Before satellites, meteorologists had no way to estimate or measure how much rain tropical cyclones generated where there were no buoys with rain gauges. The satellite managed by NASA and the Japanese Space Agency, JAXA provides that "rain gauge" from space in the Tropical Rainfall Measuring Mission (TRMM) satellite.
NASA's TRMM mission page has unveiled an animation of the rainfall created by Cyclone Bijli from the time it was born until the time it made landfall on Apr. 17, 2009 in Bangladesh.
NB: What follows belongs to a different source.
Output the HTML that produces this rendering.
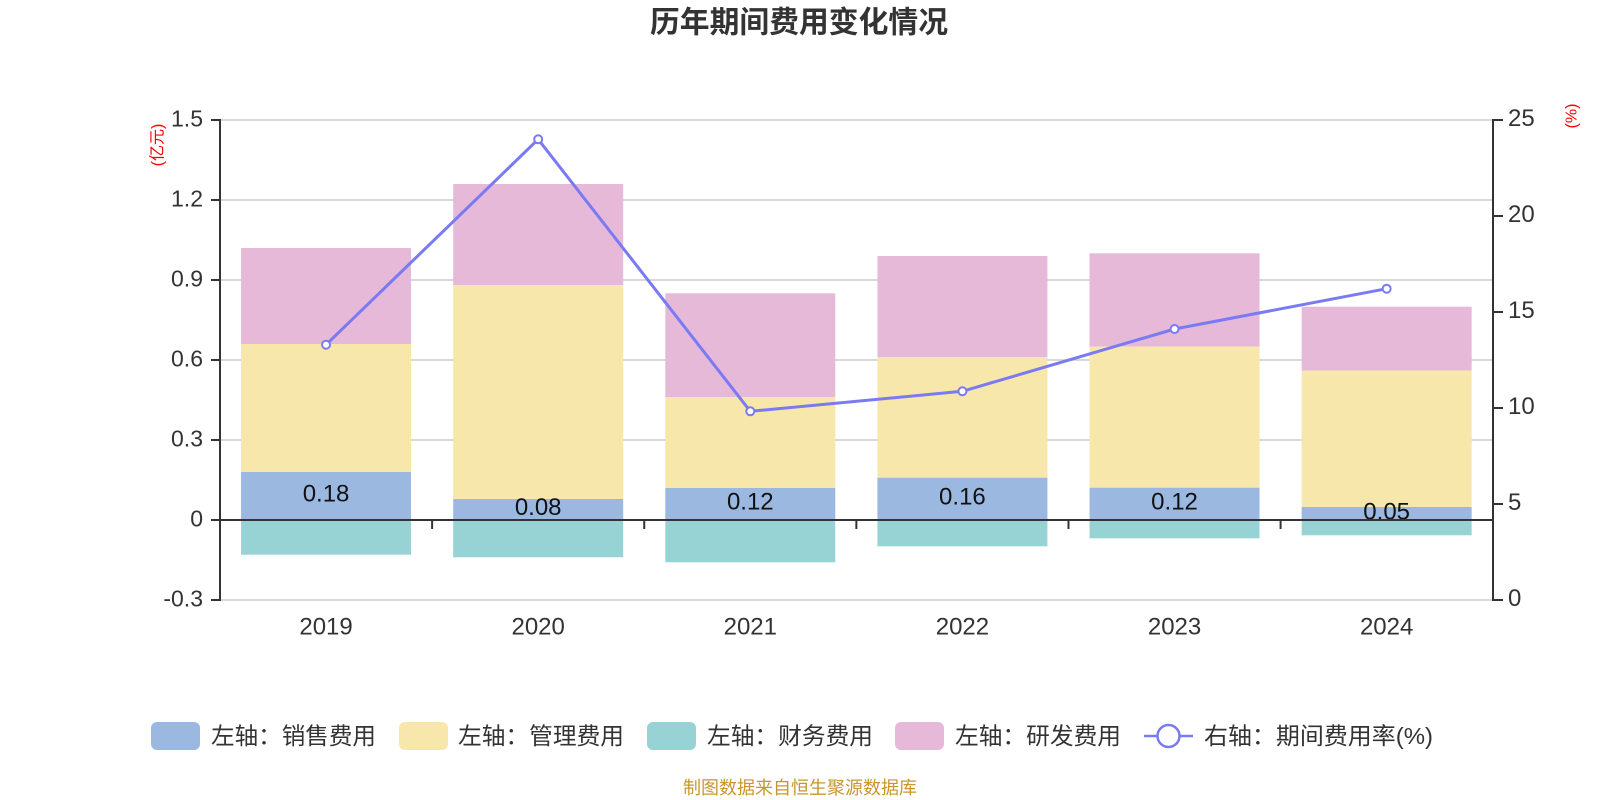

TRMM data, along with information from other satellites, allows researchers to see how much rain is falling over most of the world every three hours and map areas of potential flooding. Maps that show areas of potential floods use precipitation radar data and high resolution measurements of water content of clouds made by microwave radiometers.
Those rainfall maps were made into a seven-day "movie loop" that allows users to track storms as they travel over land and oceans around the globe.
The rainfall animations are developed in the Laboratory for Atmospheres of the NASA Goddard Space Flight Center, Greenbelt, Md. by the TRMM precipitation research team.
This animation shows Cyclone Bijli's rainfall from the time it was "born" on April 13 in the Bay of Bengal as "storm 94B," intensified into tropical depression and renamed "01B" and then grew into Tropical Storm Bijli where it made landfall in southern Bangladesh on April 17.
The TRMM Multi-Satellite Precipitation Analysis estimates that Bijli dropped as much as 129 millimeters (5.07 inches) of rainfall on Bangladesh, near 22.13 latitude and 90.63 longitude. That location is approximately 37.20km (23 miles) from coastal area of Patuakhali, a district in South-western Bangladesh.
The Hindu newspaper reported that Bijli hit the Chittagong Cox's Bazar coast hardest, bringing heavy rainfall and tropical storm-force wind gusts to 90 km/hour (55 mph) on Friday evening, April 17. The storm fizzled out the next day, but not before killing five people. Reports indicated that over 300,000 people evacuated before Bijli made landfall.